* RECORDS *
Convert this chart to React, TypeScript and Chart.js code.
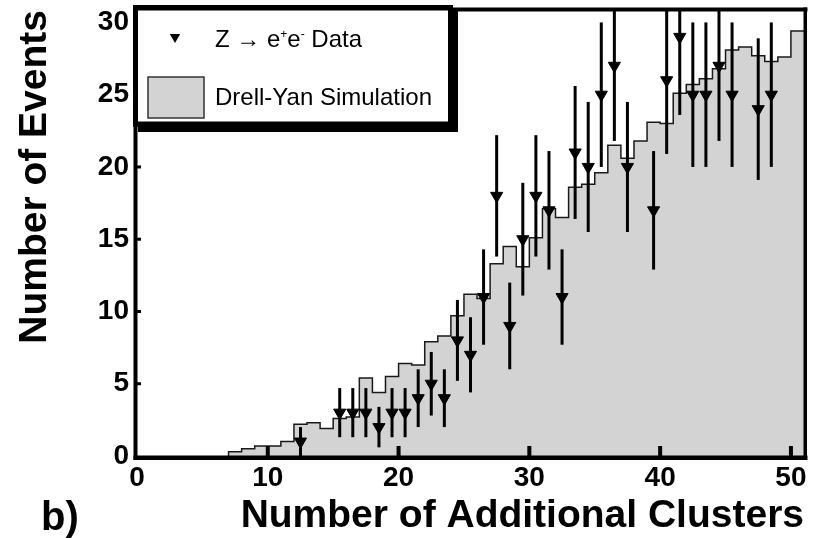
import React, { useEffect, useRef } from 'react';
import { Chart, registerables } from 'chart.js';

Chart.register(...registerables);

const FONT = "'Liberation Sans', Arial, Helvetica, sans-serif";

// Drell-Yan simulation: expected events per unit bin, starting at bin [7, 8)
const simFirstBin = 7;
const simCounts = [
  0.3, 0.5, 0.7, 0.7, 1.0, 2.2, 2.3, 1.9, 2.6, 2.7,
  5.4, 4.4, 5.5, 6.4, 6.3, 7.9, 8.3, 9.7, 11.2, 10.9,
  13.3, 14.5, 13.1, 15.1, 17.1, 16.5, 18.6, 18.8, 19.6, 21.5,
  20.6, 21.8, 23.1, 23.0, 25.1, 25.7, 26.1, 26.8, 28.1, 28.3,
  27.7, 27.3, 27.6, 29.4,
];

// Z -> ee data: bin centres, observed counts and statistical errors
const dataX = [
  12.5, 15.5, 16.5, 17.5, 18.5, 19.5, 20.5, 21.5, 22.5, 23.5,
  24.5, 25.5, 26.5, 27.5, 28.5, 29.5, 30.5, 31.5, 32.5, 33.5,
  34.5, 35.5, 36.5, 37.5, 39.5, 40.5, 41.5, 42.5, 43.5, 44.5,
  45.5, 47.5, 48.5,
];
const dataCounts = [
  1, 3, 3, 3, 2, 3, 3, 4, 5, 4,
  8, 7, 11, 18, 9, 15, 18, 17, 11, 21,
  20, 25, 27, 20, 17, 26, 29, 25, 25, 27,
  25, 24, 25,
];
const dataErrors = [
  1.0, 1.7, 1.7, 1.7, 1.4, 1.7, 1.7, 2.0, 2.2, 2.0,
  2.8, 2.6, 3.3, 4.2, 3.0, 3.9, 4.2, 4.1, 3.3, 4.6,
  4.5, 5.0, 5.2, 4.5, 4.1, 5.1, 5.4, 5.0, 5.0, 5.2,
  5.0, 4.9, 5.0,
];

const xTickValues = [0, 10, 20, 30, 40, 50];
const yTickValues = [0, 5, 10, 15, 20, 25, 30];
const xRange = [0, 51];
const yRange = [0, 30.86];

const xTitle = 'Number of Additional Clusters';
const yTitle = 'Number of Events';
const panelLabel = 'b)';
const dataLabel = ['Z ', '\u2192', ' e', '+', 'e', '-', ' Data'];
const simLabel = 'Drell-Yan Simulation';

const SIM_FILL = '#d3d3d3';

function drawTriangleDown(ctx: CanvasRenderingContext2D, cx: number, cy: number, r: number) {
  const s = Math.sin(Math.PI / 3) * r;
  ctx.beginPath();
  ctx.moveTo(cx, cy + r);
  ctx.lineTo(cx - s, cy - r / 2);
  ctx.lineTo(cx + s, cy - r / 2);
  ctx.closePath();
  ctx.fill();
}

const decorPlugin = {
  id: 'decor',
  beforeDatasetDraw(chart: any, args: any) {
    if (args.index !== 1) return;
    const { ctx, chartArea: a, scales } = chart;
    const x = scales.x;
    const y = scales.y;
    ctx.save();
    ctx.beginPath();
    ctx.rect(a.left, a.top, a.right - a.left, a.bottom - a.top);
    ctx.clip();
    ctx.strokeStyle = '#000';
    ctx.lineWidth = 3;
    dataX.forEach((bx, i) => {
      const px = x.getPixelForValue(bx);
      ctx.beginPath();
      ctx.moveTo(px, y.getPixelForValue(Math.max(0, dataCounts[i] - dataErrors[i])));
      ctx.lineTo(px, y.getPixelForValue(dataCounts[i] + dataErrors[i]));
      ctx.stroke();
    });
    ctx.restore();
  },
  afterDraw(chart: any) {
    const { ctx, chartArea: a, scales } = chart;
    const x = scales.x;
    const y = scales.y;
    ctx.save();
    ctx.fillStyle = '#000';
    ctx.strokeStyle = '#000';

    // plot frame: heavy left/bottom axes, lighter top/right edges
    ctx.fillRect(a.left - 3.5, a.top - 2, 4, a.bottom - a.top + 6);
    ctx.fillRect(a.left - 3.5, a.bottom - 0.5, a.right - a.left + 7, 4.5);
    ctx.fillRect(a.left, a.top - 2.5, a.right - a.left + 3.5, 4);
    ctx.fillRect(a.right - 0.5, a.top - 2.5, 3.5, a.bottom - a.top + 4);

    // inward tick marks
    x.ticks.forEach((t: any) => {
      if (t.value === 0) return;
      const px = x.getPixelForValue(t.value);
      ctx.fillRect(px - 2, a.bottom - 10, 4, 10);
    });
    y.ticks.forEach((t: any) => {
      if (t.value === 0) return;
      const py = y.getPixelForValue(t.value);
      ctx.fillRect(a.left, py - 1.5, 4, 3);
    });

    // legend box with drop shadow
    const L = a.left - 4;
    const T = a.top - 5;
    const W = 320;
    const H = 122;
    ctx.fillRect(L + 5, T + 5, W, H);
    ctx.fillRect(L, T, W, H);
    ctx.fillStyle = '#fff';
    ctx.fillRect(L + 5, T + 5.5, W - 10, H - 11);

    // legend entry: data marker
    ctx.fillStyle = '#000';
    drawTriangleDown(ctx, L + 42, T + 32, 6);
    ctx.textBaseline = 'alphabetic';
    ctx.textAlign = 'left';
    let tx = L + 82;
    const base1 = T + 41.5;
    dataLabel.forEach((part, i) => {
      const sup = i === 3 || i === 5;
      ctx.font = sup ? `12px ${FONT}` : `24px ${FONT}`;
      ctx.fillText(part, tx, sup ? base1 - 9 : base1);
      tx += ctx.measureText(part).width;
    });

    // legend entry: simulation swatch
    ctx.fillStyle = SIM_FILL;
    ctx.fillRect(L + 15, T + 72, 56, 41);
    ctx.lineWidth = 1.5;
    ctx.strokeStyle = '#333';
    ctx.strokeRect(L + 15, T + 72, 56, 41);
    ctx.fillStyle = '#000';
    ctx.font = `24px ${FONT}`;
    ctx.fillText(simLabel, L + 82, T + 100);

    // panel label
    ctx.font = `bold 40px ${FONT}`;
    ctx.fillText(panelLabel, 41, 530);
    ctx.restore();
  },
};

export default function App() {
  const canvasRef = useRef<HTMLCanvasElement | null>(null);

  useEffect(() => {
    const canvas = canvasRef.current;
    if (!canvas) return;

    const histPoints = [
      { x: simFirstBin, y: 0 },
      ...simCounts.map((v, i) => ({ x: simFirstBin + i, y: v })),
      { x: simFirstBin + simCounts.length, y: simCounts[simCounts.length - 1] },
    ];
    const dataPoints = dataX.map((bx, i) => ({ x: bx, y: dataCounts[i] }));

    const tickFont = { family: FONT, size: 28, weight: 'bold' as const };
    const titleFont = { family: FONT, size: 39, weight: 'bold' as const };

    const chart = new Chart(canvas, {
      type: 'line',
      data: {
        datasets: [
          {
            type: 'line',
            label: simLabel,
            data: histPoints,
            stepped: true,
            fill: 'origin',
            backgroundColor: SIM_FILL,
            borderColor: '#1a1a1a',
            borderWidth: 1.5,
            pointRadius: 0,
            order: 2,
          } as any,
          {
            type: 'scatter',
            label: 'Z -> ee Data',
            data: dataPoints,
            showLine: false,
            pointStyle: 'triangle',
            rotation: 180,
            pointRadius: 7,
            backgroundColor: '#000',
            borderColor: '#000',
            borderWidth: 1,
            order: 1,
          } as any,
        ],
      },
      options: {
        responsive: false,
        animation: false,
        devicePixelRatio: 1,
        events: [],
        layout: { padding: { top: 10, right: 13, left: 0, bottom: 0 } },
        plugins: {
          legend: { display: false },
          tooltip: { enabled: false },
        },
        scales: {
          x: {
            type: 'linear',
            min: xRange[0],
            max: xRange[1],
            grid: { display: false, drawTicks: false },
            border: { display: false },
            afterBuildTicks: (s: any) => {
              s.ticks = xTickValues.map((v) => ({ value: v }));
            },
            afterFit: (s: any) => {
              s.height = 82;
              s.paddingLeft = 0;
              s.paddingRight = 0;
            },
            ticks: {
              font: tickFont,
              color: '#000',
              padding: 5,
              autoSkip: false,
              maxRotation: 0,
              callback: (v: any) => String(v),
            },
            title: {
              display: true,
              text: xTitle,
              align: 'end',
              color: '#000',
              font: titleFont,
              padding: { top: 0, bottom: -2 },
            },
          },
          y: {
            type: 'linear',
            min: yRange[0],
            max: yRange[1],
            grid: { display: false, drawTicks: false },
            border: { display: false },
            afterBuildTicks: (s: any) => {
              s.ticks = yTickValues.map((v) => ({ value: v }));
            },
            afterFit: (s: any) => {
              s.width = 137;
              s.paddingTop = 0;
              s.paddingBottom = 0;
            },
            ticks: {
              font: tickFont,
              color: '#000',
              padding: 8,
              autoSkip: false,
              callback: (v: any) => String(v),
            },
            title: {
              display: true,
              text: yTitle,
              align: 'end',
              color: '#000',
              font: titleFont,
              padding: { top: 12, bottom: 0 },
            },
          },
        },
      } as any,
      plugins: [decorPlugin],
    });

    return () => chart.destroy();
  }, []);

  return (
    <div style={{ position: 'absolute', left: 0, top: 0, width: 817, height: 538, background: '#fff' }}>
      <canvas ref={canvasRef} width={817} height={538} style={{ display: 'block', width: 817, height: 538 }} />
    </div>
  );
}
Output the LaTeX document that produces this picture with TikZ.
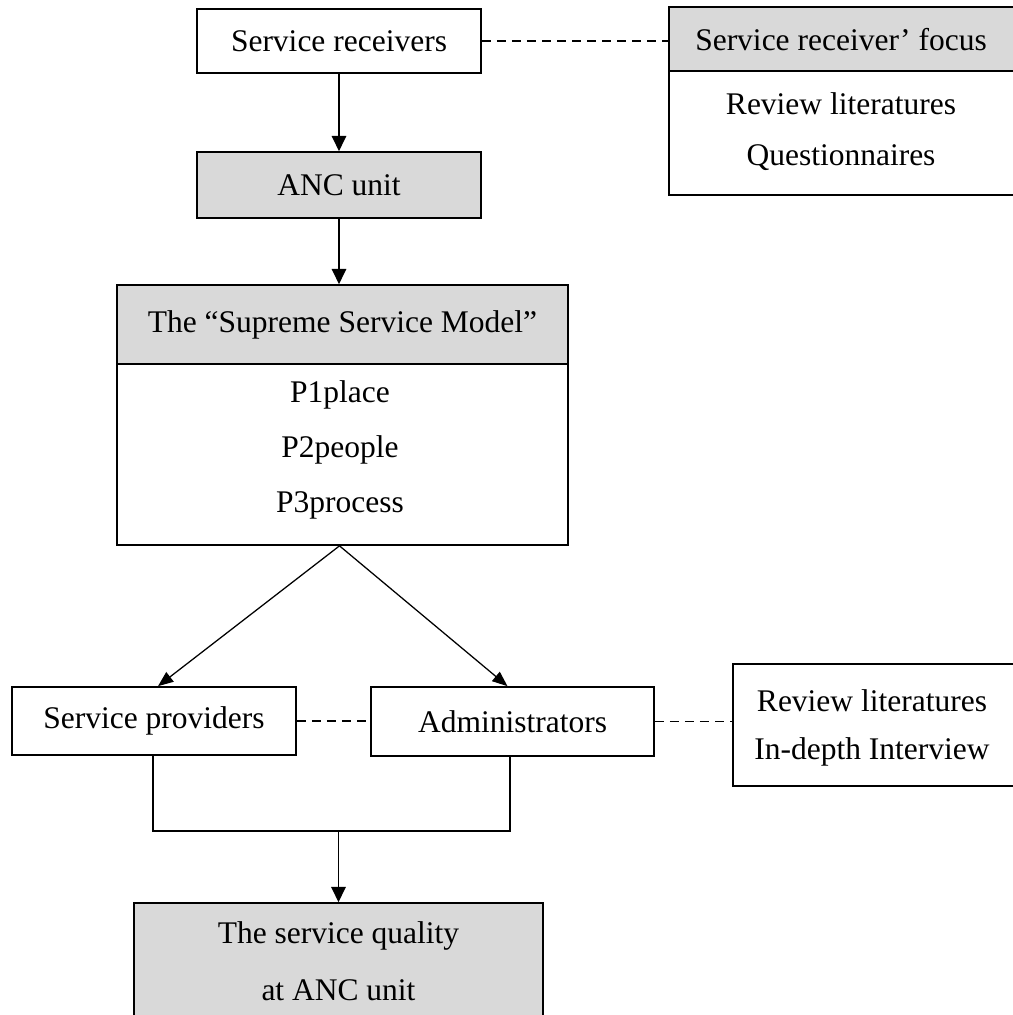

* STATED EXERCISE *
From the data above, copy each line that has the string "this".

* EXERCISE SOLUTION *
Convert this chart to React, TypeScript and Chart.js code.
Output the LaTeX document that produces this picture with TikZ.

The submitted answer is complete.